The idea of the latest initiative was to make football a viable career option for players and promote the game among the masses. But dose this commercial venture led to the creation of a world class national team? If franchise leagues were enough to develop a sport then we would have won a couple world titles in hockey given the franchise hockey league started way back in 2005, but instead now a days we are happy with just qualifying for the Hockey World Cup and Olympics. Off course the formation of ISL did allowed Indian footballers to make more money from the profession of football but that did not necessarily transformed them into top players, ready to compete with the rest of the world. Even after four years of ISL India still struggle to defeat nondescript teams like Saint Kitts and Nevis and Nepal.

Do Indian players lack the physical strength and agility needed to be world class players? This is a valid question. Cricket does not require the kind of physical stamina and resilience that football requires. This makes it easier to be succeed in cricket if one is not following a very strict fitness regime. This, however, is not true in football. Take an example of Indian hockey team which still holds the record of winning the most number of Olympic golds lost it’s significance at world stage due to this physical aspect of the game once the European teams started to take the sport more seriously from mid 1970s.

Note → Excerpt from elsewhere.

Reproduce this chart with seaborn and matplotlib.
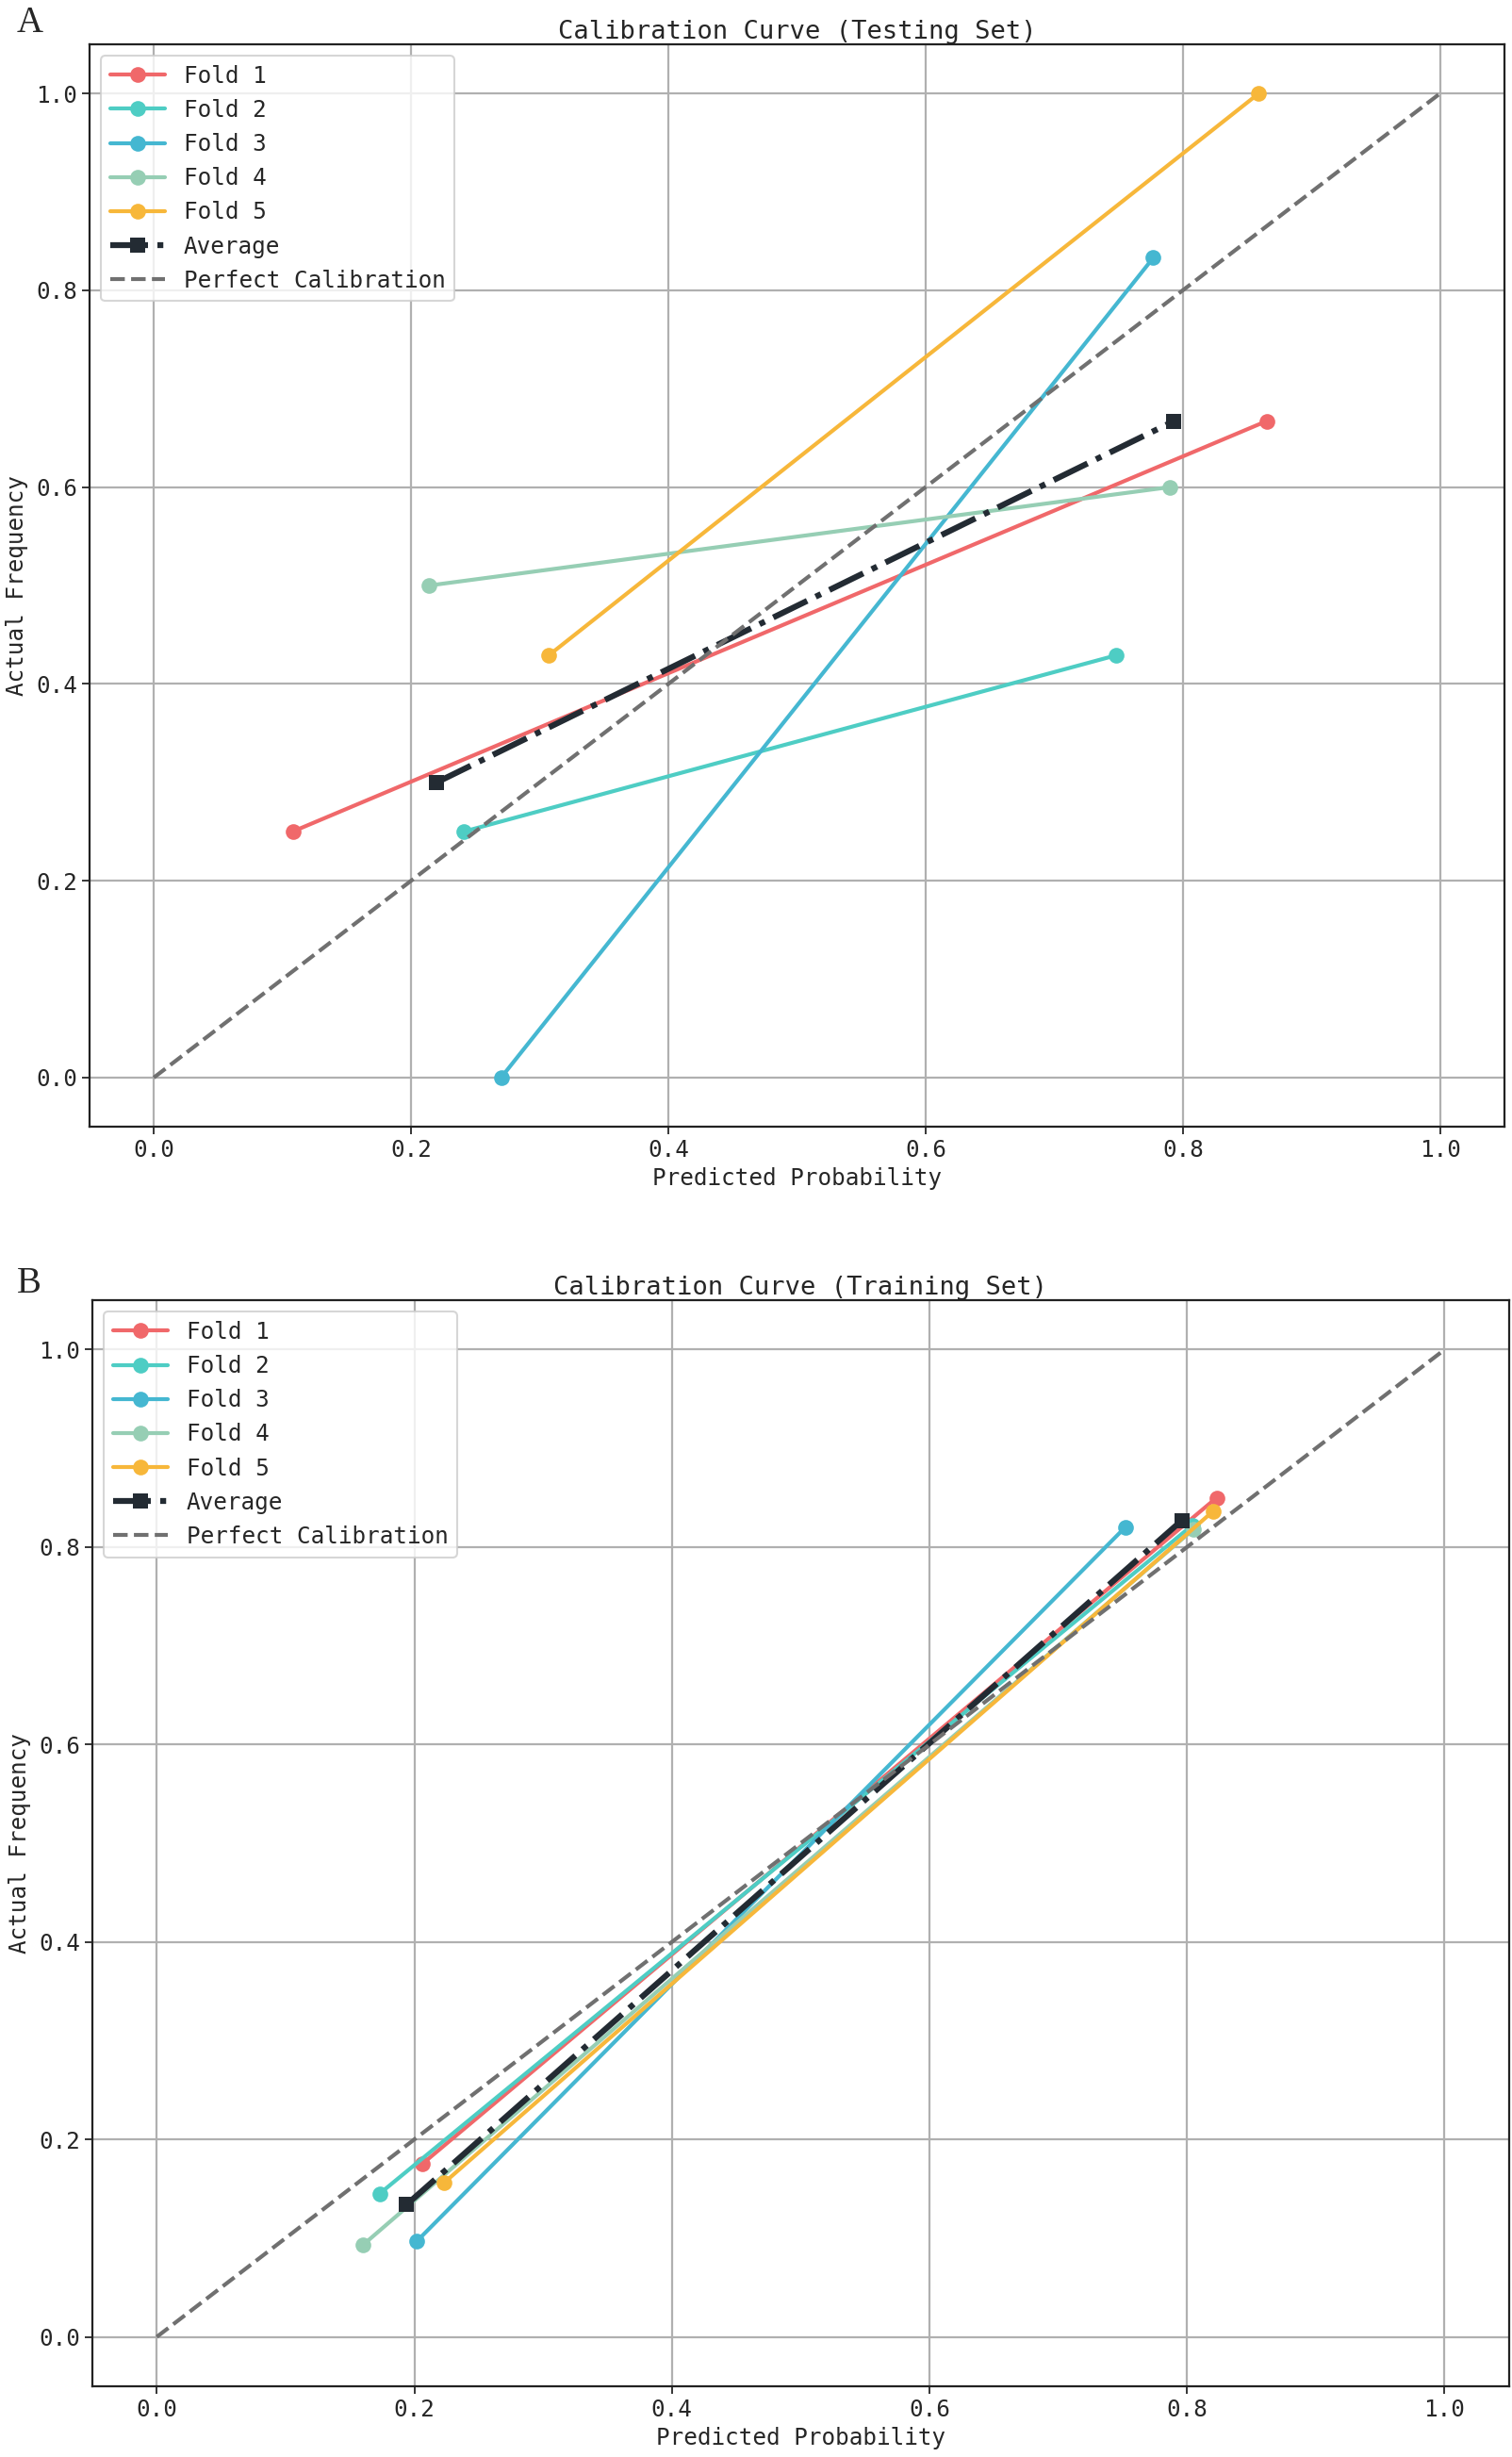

Even there is no media attention given to football. Remember, how all the national news channels completely stop doing other works and focus whole day whenever Indian cricket team plays. It’s the same media who hardly bothered to give any coverage when India qualified for the AFC Asian Cup after eight years. While many can argue that a sport doesn’t need the media to stay relevant. However, it has to be popular enough and have a strong enough fanbase to thrive without media attention. Unfortunately it’s not the same for Indian football.

There is no lack of exposure, lack of broadcasting, money, excitement, larger-than-life players, because football has plenty of all of that. It comes down to its competition. That competition is of course cricket, which Indians follow like a religion. This is not to say that football is not big, or growing in the country, or that it is not cared about, followed, or watched, but it is not the primary sport. However, if the government were to integrate sports into schooling and promote talent more, India’s chances at playing in the World Cup may increase.

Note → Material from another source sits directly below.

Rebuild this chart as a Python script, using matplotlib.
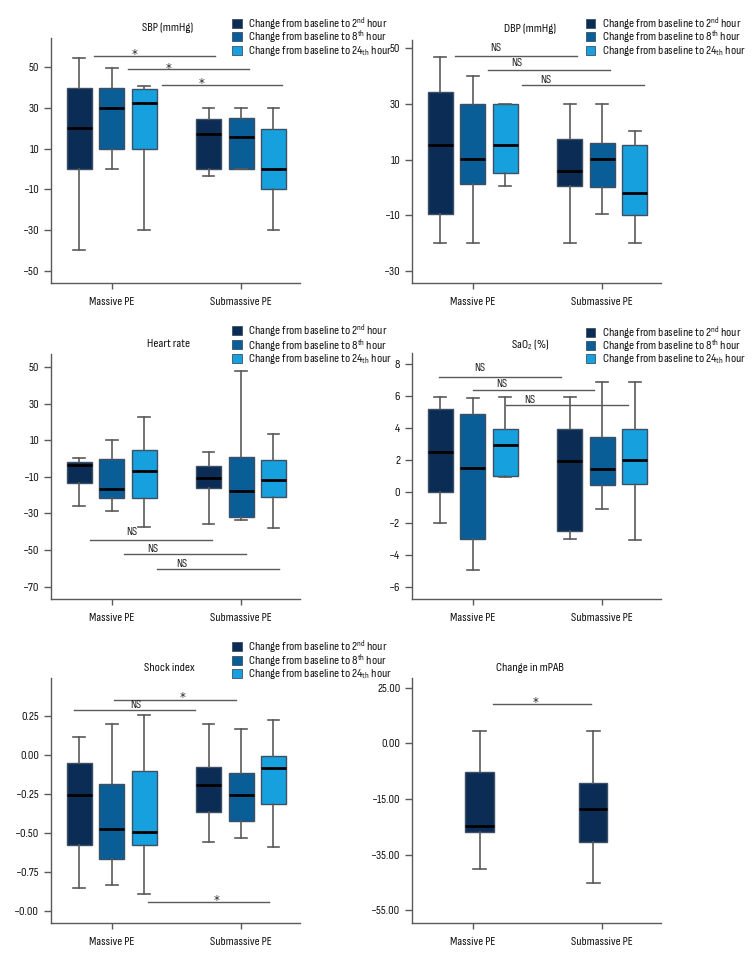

Lastly, more than anything Indian football team need support from us Indians. Whenever we heard somebody say “what the use of supporting Indian football team it’s not winning anything big” it simply baffles the mind. Being the Indian is not enough for us we actually need reason to support our own country, there is nothing more shameful than this. If we don’t believe in our players then how come they would believe in themselves? It’s good to have a meri doosri country but let’s not forget our pehli country.